What you have to do: Please reproduce the lines of the records below from the one holding "Convert this chart to Plotly code." through the one holding "return 1 - (y - OFF) / H", inclusive, skipping all pictures.

Task material:

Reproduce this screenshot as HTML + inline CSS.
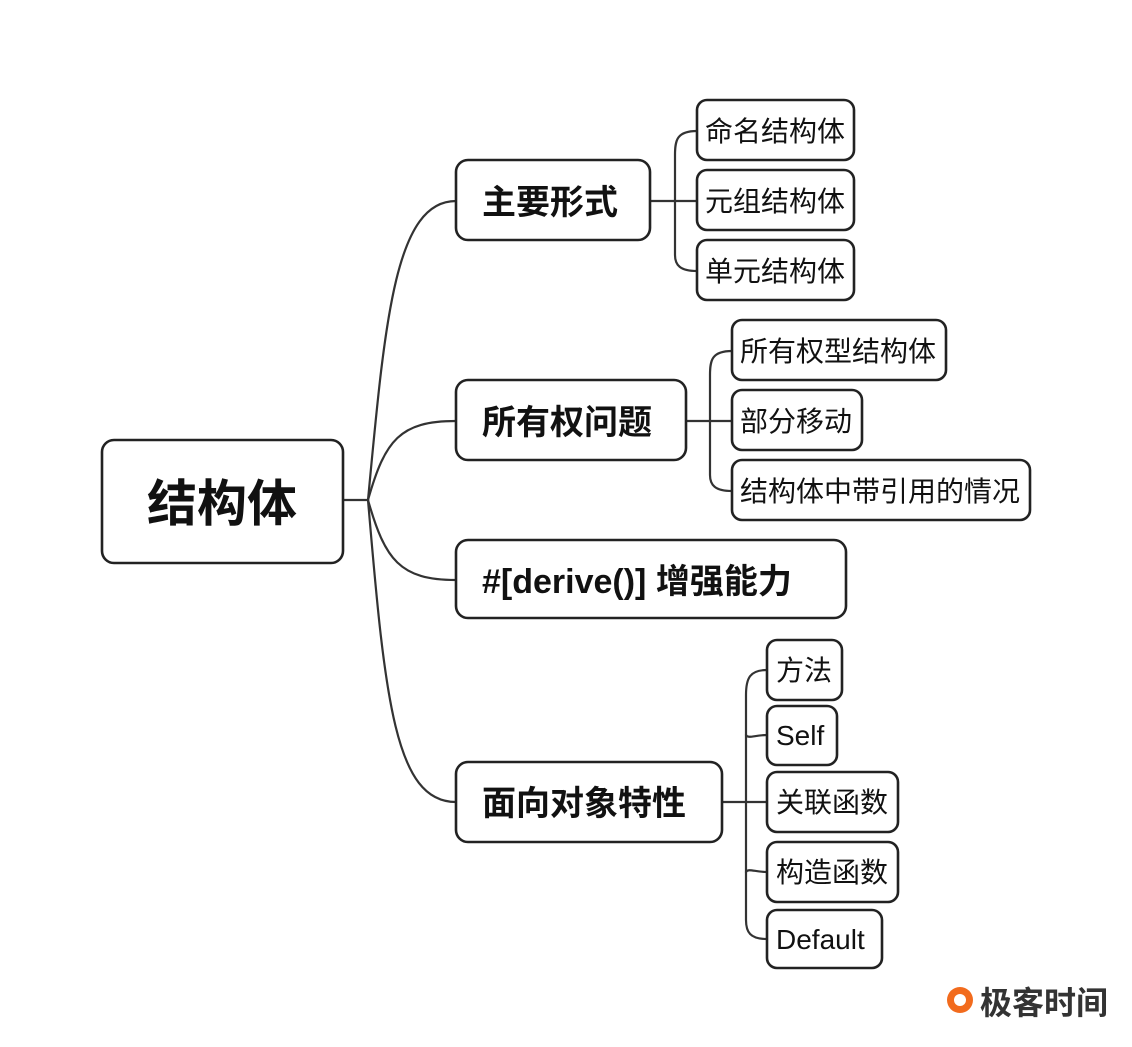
<!DOCTYPE html>
<html><head><meta charset="utf-8"><style>
html,body{margin:0;padding:0;background:#fff;}
svg{display:block}
text{font-family:"Liberation Sans","Noto Sans CJK SC",sans-serif;fill:#111;}
</style></head><body>
<svg width="1132" height="1047" viewBox="0 0 1132 1047" xmlns="http://www.w3.org/2000/svg">
<g fill="none" stroke="#333" stroke-width="2.2" stroke-linecap="round">
<path d="M343 500 L368 500"/>
<path d="M368 500 C385 320,395 201,456 201"/>
<path d="M368 500 C385 440,400 421,456 421"/>
<path d="M368 500 C385 560,400 580,456 580"/>
<path d="M368 500 C385 700,395 802,456 802"/>
<path d="M650 201 L697 201"/>
<path d="M697 131 C677 131,675 140,675 155 L675 255 C675 265,680 271,697 271"/>
<path d="M686 421 L732 421"/>
<path d="M732 351 C712 351,710 360,710 375 L710 475 C710 485,715 491,732 491"/>
<path d="M722 802 L767 802"/>
<path d="M767 670 C750 670,746 678,746 695 L746 920 C746 932,750 939,767 939"/>
<path d="M746 735 C748 739,755 735,767 735"/>
<path d="M746 872 C748 868,755 872,767 872"/>
</g>
<g fill="#fff" stroke="#222" stroke-width="2.6">
<rect x="102" y="440" width="241" height="123" rx="12"/>
<rect x="456" y="160" width="194" height="80" rx="12"/>
<rect x="456" y="380" width="230" height="80" rx="12"/>
<rect x="456" y="540" width="390" height="78" rx="12"/>
<rect x="456" y="762" width="266" height="80" rx="12"/>
<rect x="697" y="100" width="157" height="60" rx="10"/>
<rect x="697" y="170" width="157" height="60" rx="10"/>
<rect x="697" y="240" width="157" height="60" rx="10"/>
<rect x="732" y="320" width="214" height="60" rx="10"/>
<rect x="732" y="390" width="130" height="60" rx="10"/>
<rect x="732" y="460" width="298" height="60" rx="10"/>
<rect x="767" y="640" width="75" height="60" rx="10"/>
<rect x="767" y="706" width="70" height="59" rx="10"/>
<rect x="767" y="772" width="131" height="60" rx="10"/>
<rect x="767" y="842" width="131" height="60" rx="10"/>
<rect x="767" y="910" width="115" height="58" rx="10"/>
</g>
<g font-weight="bold">
<text x="222" y="521" font-size="50" text-anchor="middle">结构体</text>
<text x="482" y="214" font-size="34">主要形式</text>
<text x="482" y="434" font-size="34">所有权问题</text>
<text x="482" y="593" font-size="34">#[derive()] 增强能力</text>
<text x="482" y="815" font-size="34">面向对象特性</text>
</g>
<g font-size="28">
<text x="705" y="141">命名结构体</text>
<text x="705" y="211">元组结构体</text>
<text x="705" y="281">单元结构体</text>
<text x="740" y="361">所有权型结构体</text>
<text x="740" y="431">部分移动</text>
<text x="740" y="501">结构体中带引用的情况</text>
<text x="776" y="680">方法</text>
<text x="776" y="745">Self</text>
<text x="776" y="812">关联函数</text>
<text x="776" y="882">构造函数</text>
<text x="776" y="949">Default</text>
</g>
<circle cx="960" cy="1000" r="13" fill="#f26b1d"/>
<circle cx="960" cy="1000" r="6" fill="#fff"/>
<text x="980" y="1014" font-size="32" font-weight="bold" fill="#333" style="fill:#333">极客时间</text>
</svg>
</body></html>
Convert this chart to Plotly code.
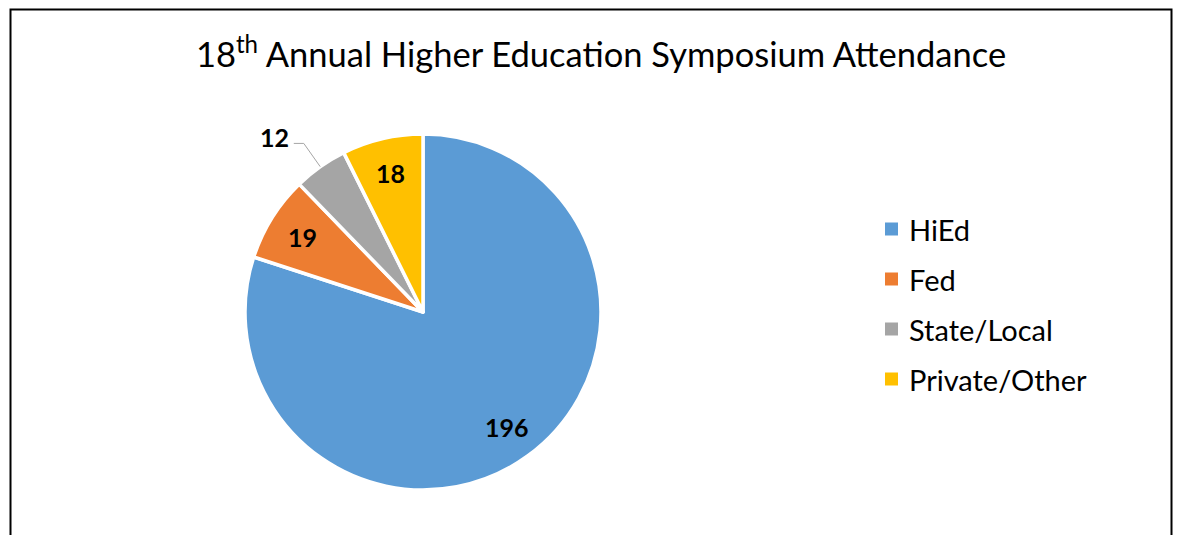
import math
import plotly.graph_objects as go

labels = ["HiEd", "Fed", "State/Local", "Private/Other"]
values = [196, 19, 12, 18]
colors = ["#5B9BD5", "#ED7D31", "#A5A5A5", "#FFC000"]
label_outside = [False, False, True, False]
title_text = "18<sup>th</sup> Annual Higher Education Symposium Attendance"

W, H = 1182, 535
OFF = 8  # page body margin
cx, cy, r = 423, 312, 178


def px(x):
    return (x - OFF) / W


def py(y):
    return 1 - (y - OFF) / H


fig = go.Figure(go.Pie(
    labels=labels,
    values=values,
    sort=False,
    direction="clockwise",
    rotation=0,
    marker=dict(colors=colors, line=dict(color="white", width=3.5)),
    textinfo="none",
    domain=dict(x=[px(cx - r), px(cx + r)], y=[py(cy + r), py(cy - r)]),
    hoverinfo="label+value",
    showlegend=False,
))

annotations = []
shapes = [dict(type="rect", xref="paper", yref="paper",
               x0=px(10.5), x1=px(1171.5), y0=-0.2, y1=py(9.5),
               line=dict(color="black", width=2))]

# data labels, placed from each slice's mid-angle
total = sum(values)
cum = 0
label_font = dict(family="Lato", size=25, color="black", weight="bold")
for lab, v, outside in zip(labels, values, label_outside):
    mid = 2 * math.pi * (cum + v / 2) / total
    cum += v
    s, c = math.sin(mid), math.cos(mid)
    if not outside:
        x, y = cx + 0.8 * r * s, cy - 0.8 * r * c
        annotations.append(dict(x=px(x), y=py(y), xref="paper", yref="paper",
                                text=str(v), showarrow=False, font=label_font,
                                xanchor="center", yanchor="middle"))
    else:
        ex, ey = cx + 1.0 * r * s, cy - 1.0 * r * c
        kx, ky = cx + 1.16 * r * s, cy - 1.16 * r * c
        hx = kx - 10
        shapes.append(dict(type="path", xref="paper", yref="paper",
                           path=f"M {px(ex)} {py(ey)} L {px(kx)} {py(ky)} L {px(hx)} {py(ky)}",
                           line=dict(color="#A5A5A5", width=1)))
        annotations.append(dict(x=px(hx - 3), y=py(ky - 6), xref="paper", yref="paper",
                                text=str(v), showarrow=False, font=label_font,
                                xanchor="right", yanchor="middle"))

# legend
leg_x, leg_y0, leg_dy, sq = 885, 229, 50, 13
for i, (lab, col) in enumerate(zip(labels, colors)):
    yc = leg_y0 + i * leg_dy
    shapes.append(dict(type="rect", xref="paper", yref="paper",
                       x0=px(leg_x), x1=px(leg_x + sq), y0=py(yc + sq / 2), y1=py(yc - sq / 2),
                       fillcolor=col, line=dict(width=0)))
    annotations.append(dict(x=px(leg_x + 22), y=py(yc), xref="paper", yref="paper",
                            text=lab, showarrow=False, xanchor="left", yanchor="middle",
                            font=dict(family="Lato", size=29, color="black")))

fig.update_layout(
    width=W, height=H,
    margin=dict(l=0, r=0, t=0, b=0),
    paper_bgcolor="white",
    title=dict(text=title_text, x=px(601), xanchor="center", y=py(55), yanchor="middle",
               font=dict(family="Lato", size=34.5, color="black")),
    shapes=shapes,
    annotations=annotations,
)

fig.write_html("out.html")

Result for this task:
Convert this chart to Plotly code.
import math
import plotly.graph_objects as go

labels = ["HiEd", "Fed", "State/Local", "Private/Other"]
values = [196, 19, 12, 18]
colors = ["#5B9BD5", "#ED7D31", "#A5A5A5", "#FFC000"]
label_outside = [False, False, True, False]
title_text = "18<sup>th</sup> Annual Higher Education Symposium Attendance"

W, H = 1182, 535
OFF = 8  # page body margin
cx, cy, r = 423, 312, 178


def px(x):
    return (x - OFF) / W


def py(y):
    return 1 - (y - OFF) / H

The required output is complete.